--- start PROVIDED RECORDS ---
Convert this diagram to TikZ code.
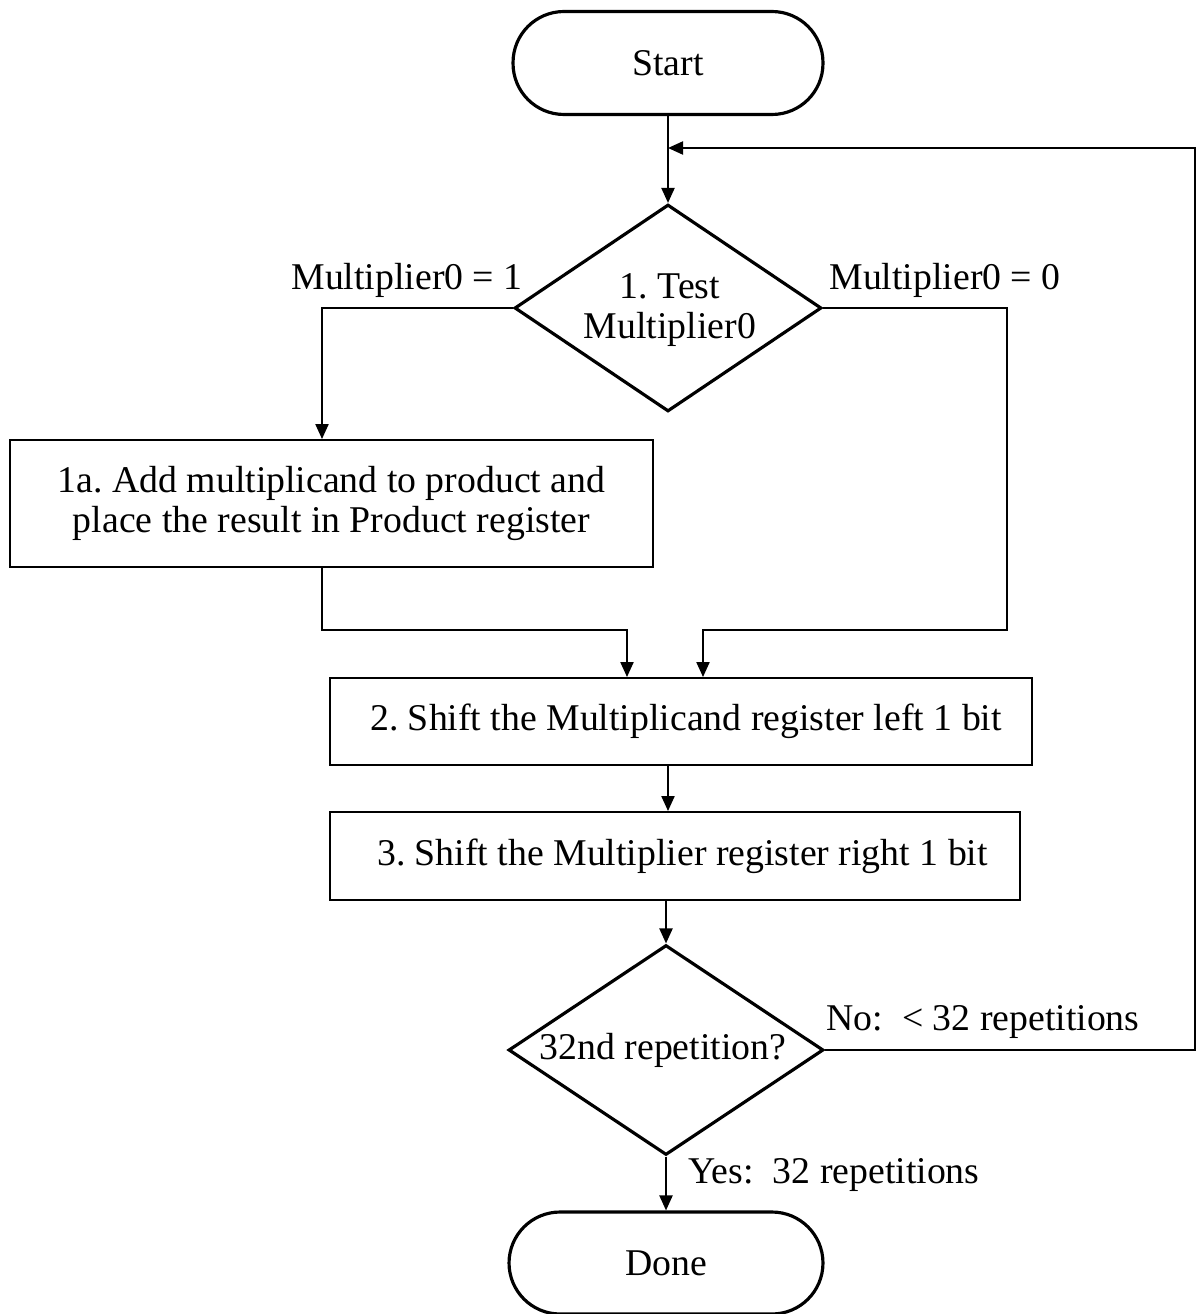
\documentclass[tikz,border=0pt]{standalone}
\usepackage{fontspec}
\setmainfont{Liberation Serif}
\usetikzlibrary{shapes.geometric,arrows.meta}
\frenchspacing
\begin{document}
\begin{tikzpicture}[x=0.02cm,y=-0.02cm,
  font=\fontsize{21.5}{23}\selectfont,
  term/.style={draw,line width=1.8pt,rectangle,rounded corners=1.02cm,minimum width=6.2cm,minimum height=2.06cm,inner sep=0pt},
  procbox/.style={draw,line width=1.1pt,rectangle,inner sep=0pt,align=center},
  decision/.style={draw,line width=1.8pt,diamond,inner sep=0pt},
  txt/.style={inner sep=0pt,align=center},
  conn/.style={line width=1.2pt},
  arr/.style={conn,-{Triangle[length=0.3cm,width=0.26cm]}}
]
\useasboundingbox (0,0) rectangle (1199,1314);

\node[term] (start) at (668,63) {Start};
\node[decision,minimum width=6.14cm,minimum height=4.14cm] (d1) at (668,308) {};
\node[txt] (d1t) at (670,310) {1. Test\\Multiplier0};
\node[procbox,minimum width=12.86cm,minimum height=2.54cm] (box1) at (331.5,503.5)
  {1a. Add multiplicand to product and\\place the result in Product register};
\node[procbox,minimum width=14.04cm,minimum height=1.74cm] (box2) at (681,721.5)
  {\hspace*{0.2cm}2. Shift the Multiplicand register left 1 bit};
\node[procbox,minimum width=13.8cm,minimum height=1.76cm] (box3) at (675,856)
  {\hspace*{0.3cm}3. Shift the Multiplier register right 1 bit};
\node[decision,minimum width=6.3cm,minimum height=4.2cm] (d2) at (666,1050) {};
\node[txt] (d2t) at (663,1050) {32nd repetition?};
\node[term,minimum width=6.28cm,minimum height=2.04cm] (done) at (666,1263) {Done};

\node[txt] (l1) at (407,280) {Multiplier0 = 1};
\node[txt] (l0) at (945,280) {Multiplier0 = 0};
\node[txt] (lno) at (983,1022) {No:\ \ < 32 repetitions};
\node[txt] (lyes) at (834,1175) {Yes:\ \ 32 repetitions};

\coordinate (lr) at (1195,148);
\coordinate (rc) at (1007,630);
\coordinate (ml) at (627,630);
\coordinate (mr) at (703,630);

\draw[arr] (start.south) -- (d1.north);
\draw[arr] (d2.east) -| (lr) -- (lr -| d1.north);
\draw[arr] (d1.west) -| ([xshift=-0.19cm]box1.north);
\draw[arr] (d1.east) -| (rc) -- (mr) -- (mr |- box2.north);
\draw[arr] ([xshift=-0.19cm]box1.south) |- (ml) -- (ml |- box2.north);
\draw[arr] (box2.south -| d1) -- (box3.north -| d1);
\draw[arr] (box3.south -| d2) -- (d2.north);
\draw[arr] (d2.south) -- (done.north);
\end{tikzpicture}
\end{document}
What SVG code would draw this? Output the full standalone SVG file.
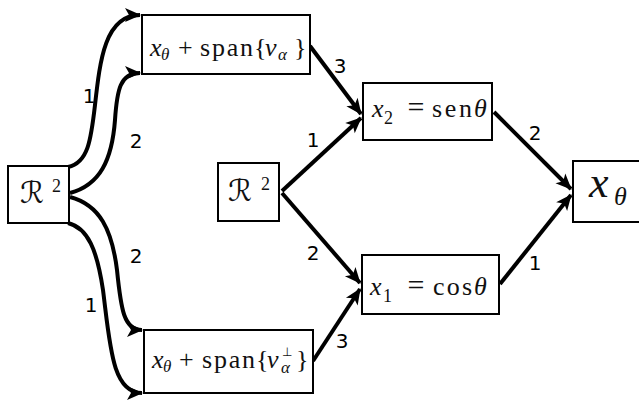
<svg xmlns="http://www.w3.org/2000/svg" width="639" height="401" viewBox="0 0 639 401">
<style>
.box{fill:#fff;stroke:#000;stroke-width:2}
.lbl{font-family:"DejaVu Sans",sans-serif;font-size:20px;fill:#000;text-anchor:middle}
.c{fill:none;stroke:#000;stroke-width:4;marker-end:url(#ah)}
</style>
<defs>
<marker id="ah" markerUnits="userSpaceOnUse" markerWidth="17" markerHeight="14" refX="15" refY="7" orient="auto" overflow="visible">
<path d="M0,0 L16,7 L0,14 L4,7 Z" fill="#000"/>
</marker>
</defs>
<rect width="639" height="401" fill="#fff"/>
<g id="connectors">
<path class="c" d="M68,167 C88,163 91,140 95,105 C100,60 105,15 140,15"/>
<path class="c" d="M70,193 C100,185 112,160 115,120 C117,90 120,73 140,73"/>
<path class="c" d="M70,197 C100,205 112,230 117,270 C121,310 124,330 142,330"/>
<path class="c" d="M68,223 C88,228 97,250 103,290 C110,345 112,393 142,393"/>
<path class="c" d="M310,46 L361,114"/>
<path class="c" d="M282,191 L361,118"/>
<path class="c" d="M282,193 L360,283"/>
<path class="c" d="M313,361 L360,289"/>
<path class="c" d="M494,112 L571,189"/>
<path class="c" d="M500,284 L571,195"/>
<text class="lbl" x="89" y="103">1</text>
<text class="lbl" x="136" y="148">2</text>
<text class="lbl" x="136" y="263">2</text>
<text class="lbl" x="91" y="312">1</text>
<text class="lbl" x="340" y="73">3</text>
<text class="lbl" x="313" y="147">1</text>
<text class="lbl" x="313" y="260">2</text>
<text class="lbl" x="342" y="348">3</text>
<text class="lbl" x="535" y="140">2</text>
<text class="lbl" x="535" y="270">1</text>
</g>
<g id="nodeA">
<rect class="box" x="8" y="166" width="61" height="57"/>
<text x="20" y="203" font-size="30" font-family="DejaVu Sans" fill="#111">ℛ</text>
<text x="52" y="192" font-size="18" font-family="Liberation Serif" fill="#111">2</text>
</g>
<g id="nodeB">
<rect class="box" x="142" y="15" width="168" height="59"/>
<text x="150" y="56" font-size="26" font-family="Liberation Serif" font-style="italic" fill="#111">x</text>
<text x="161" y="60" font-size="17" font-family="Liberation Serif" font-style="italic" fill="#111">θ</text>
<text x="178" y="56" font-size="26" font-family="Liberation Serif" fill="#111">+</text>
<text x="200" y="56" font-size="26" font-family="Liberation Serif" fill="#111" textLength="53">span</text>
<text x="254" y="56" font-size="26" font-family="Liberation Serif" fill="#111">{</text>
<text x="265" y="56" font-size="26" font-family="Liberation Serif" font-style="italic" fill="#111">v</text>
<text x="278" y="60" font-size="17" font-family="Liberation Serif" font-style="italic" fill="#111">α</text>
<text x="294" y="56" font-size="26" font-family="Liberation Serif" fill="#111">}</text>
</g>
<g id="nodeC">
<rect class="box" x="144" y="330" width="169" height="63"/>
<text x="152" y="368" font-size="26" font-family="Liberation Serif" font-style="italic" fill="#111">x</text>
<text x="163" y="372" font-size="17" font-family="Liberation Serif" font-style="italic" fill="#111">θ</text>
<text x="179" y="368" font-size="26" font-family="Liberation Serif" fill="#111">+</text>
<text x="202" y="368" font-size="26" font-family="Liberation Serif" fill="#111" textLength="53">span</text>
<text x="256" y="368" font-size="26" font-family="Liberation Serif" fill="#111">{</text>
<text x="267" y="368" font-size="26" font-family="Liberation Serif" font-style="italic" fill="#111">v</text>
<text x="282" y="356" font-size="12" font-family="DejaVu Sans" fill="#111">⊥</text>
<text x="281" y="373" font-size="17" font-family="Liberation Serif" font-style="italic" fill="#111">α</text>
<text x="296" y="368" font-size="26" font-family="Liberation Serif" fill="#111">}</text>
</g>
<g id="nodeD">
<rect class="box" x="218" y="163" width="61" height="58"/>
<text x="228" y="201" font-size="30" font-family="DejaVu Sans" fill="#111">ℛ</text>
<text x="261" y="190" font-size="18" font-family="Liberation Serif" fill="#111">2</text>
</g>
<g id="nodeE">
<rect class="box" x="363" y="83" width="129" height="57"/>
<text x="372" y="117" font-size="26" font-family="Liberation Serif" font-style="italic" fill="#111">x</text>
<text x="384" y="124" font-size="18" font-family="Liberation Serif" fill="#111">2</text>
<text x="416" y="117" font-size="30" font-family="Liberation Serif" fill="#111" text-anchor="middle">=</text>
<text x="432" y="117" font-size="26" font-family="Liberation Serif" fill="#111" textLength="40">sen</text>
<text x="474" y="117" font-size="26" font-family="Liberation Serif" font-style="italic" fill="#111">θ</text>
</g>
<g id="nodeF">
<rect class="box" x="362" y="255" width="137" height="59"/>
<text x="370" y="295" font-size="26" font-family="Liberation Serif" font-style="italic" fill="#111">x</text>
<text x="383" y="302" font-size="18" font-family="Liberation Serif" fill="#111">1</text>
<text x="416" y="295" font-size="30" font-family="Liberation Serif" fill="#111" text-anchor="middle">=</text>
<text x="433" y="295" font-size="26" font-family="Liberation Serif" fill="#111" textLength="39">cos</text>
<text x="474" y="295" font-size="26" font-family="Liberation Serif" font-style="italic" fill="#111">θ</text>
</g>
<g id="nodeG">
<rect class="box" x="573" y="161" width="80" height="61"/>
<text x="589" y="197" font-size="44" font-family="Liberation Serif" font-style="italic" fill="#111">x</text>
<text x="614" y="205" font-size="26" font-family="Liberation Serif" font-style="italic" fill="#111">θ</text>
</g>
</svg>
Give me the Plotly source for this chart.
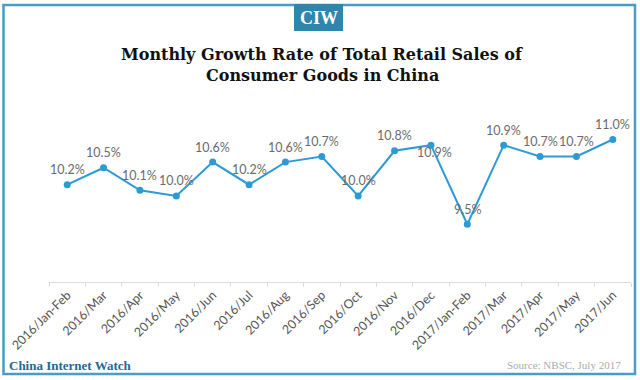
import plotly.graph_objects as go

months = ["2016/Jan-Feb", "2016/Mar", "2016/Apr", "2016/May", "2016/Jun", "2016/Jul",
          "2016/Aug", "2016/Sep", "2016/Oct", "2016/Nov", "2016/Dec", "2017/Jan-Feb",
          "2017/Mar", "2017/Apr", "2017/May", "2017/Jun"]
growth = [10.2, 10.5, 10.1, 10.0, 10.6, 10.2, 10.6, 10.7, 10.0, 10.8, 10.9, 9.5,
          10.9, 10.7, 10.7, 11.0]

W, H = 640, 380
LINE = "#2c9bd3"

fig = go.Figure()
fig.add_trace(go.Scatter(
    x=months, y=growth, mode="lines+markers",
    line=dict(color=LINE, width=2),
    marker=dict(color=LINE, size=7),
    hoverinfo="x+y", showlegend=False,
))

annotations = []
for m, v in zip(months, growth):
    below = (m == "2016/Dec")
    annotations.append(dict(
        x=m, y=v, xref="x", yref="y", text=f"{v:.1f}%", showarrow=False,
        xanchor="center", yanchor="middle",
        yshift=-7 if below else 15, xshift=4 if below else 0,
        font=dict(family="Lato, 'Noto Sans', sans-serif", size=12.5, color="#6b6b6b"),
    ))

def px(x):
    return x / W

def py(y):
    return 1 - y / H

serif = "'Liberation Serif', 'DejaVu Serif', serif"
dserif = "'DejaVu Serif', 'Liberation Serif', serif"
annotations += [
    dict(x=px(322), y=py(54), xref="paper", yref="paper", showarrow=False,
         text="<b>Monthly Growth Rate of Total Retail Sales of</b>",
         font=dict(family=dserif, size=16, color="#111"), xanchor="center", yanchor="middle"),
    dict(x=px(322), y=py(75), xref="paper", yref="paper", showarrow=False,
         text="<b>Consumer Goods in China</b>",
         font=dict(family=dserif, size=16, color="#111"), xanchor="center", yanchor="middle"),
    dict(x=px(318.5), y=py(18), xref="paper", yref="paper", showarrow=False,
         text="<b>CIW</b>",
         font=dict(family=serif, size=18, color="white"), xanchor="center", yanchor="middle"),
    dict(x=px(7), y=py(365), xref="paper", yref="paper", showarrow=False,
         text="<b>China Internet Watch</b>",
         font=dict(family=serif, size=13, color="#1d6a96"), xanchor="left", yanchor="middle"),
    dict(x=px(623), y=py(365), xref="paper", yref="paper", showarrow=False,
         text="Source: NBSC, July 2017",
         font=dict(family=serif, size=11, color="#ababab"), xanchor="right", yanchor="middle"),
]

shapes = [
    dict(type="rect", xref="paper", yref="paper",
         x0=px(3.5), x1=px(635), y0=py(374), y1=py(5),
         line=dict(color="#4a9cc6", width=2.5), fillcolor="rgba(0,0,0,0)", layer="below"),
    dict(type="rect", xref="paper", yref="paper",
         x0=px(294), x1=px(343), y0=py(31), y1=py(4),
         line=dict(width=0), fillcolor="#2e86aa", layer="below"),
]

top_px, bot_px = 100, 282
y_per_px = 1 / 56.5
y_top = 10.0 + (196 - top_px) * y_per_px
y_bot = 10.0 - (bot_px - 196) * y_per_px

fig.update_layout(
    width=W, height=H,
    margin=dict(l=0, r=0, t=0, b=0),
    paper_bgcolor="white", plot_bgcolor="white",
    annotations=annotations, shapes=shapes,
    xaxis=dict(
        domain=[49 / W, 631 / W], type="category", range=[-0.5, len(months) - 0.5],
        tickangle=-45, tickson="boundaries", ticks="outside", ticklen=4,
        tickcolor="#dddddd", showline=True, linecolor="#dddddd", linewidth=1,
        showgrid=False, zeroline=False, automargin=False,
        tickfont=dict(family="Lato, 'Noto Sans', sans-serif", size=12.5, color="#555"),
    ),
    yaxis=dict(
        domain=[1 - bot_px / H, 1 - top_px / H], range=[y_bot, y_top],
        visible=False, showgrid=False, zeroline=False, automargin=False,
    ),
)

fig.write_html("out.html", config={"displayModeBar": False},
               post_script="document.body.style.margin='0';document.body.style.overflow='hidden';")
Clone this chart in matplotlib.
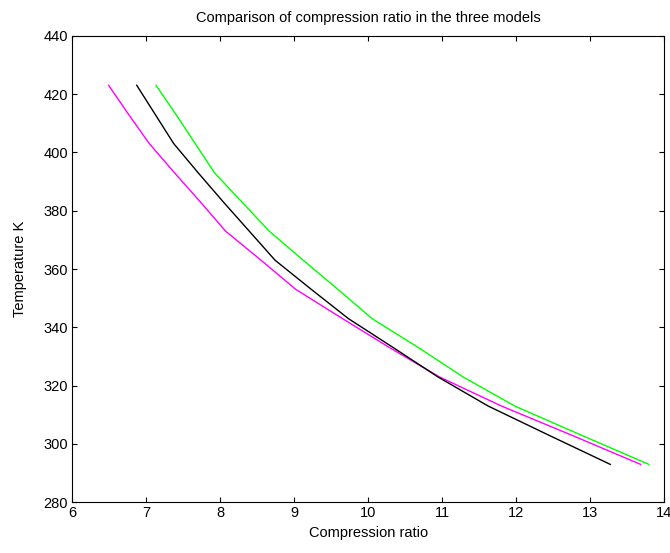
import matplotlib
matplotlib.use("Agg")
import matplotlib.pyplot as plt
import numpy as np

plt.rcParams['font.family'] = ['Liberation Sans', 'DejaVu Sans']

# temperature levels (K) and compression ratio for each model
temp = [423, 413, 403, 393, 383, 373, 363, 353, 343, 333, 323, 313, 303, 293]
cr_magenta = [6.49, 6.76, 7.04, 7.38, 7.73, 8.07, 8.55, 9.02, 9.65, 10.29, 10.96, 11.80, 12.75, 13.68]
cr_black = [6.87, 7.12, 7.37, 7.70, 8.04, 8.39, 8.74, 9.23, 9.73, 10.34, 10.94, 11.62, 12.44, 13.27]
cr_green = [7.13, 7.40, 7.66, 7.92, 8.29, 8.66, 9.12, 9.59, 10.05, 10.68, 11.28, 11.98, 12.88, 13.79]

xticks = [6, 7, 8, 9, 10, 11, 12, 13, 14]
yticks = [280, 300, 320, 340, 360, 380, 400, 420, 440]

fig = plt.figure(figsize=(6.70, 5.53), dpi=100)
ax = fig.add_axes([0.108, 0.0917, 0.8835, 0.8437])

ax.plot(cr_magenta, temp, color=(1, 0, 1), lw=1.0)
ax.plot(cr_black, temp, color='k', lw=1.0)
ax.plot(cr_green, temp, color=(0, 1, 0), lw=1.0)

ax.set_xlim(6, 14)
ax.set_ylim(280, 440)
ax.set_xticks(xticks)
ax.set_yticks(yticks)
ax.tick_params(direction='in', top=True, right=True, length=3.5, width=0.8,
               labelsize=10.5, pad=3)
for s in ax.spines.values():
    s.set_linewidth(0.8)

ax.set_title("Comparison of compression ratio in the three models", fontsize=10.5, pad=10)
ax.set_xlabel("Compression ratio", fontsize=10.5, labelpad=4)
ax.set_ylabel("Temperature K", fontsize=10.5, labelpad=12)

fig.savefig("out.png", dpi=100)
--- end PROVIDED RECORDS ---
*YOUR INSTRUCTIONS:* From the listing above, return each line with the word "matplotlib".

*WORKED ANSWER:*
Clone this chart in matplotlib.
import matplotlib
matplotlib.use("Agg")
import matplotlib.pyplot as plt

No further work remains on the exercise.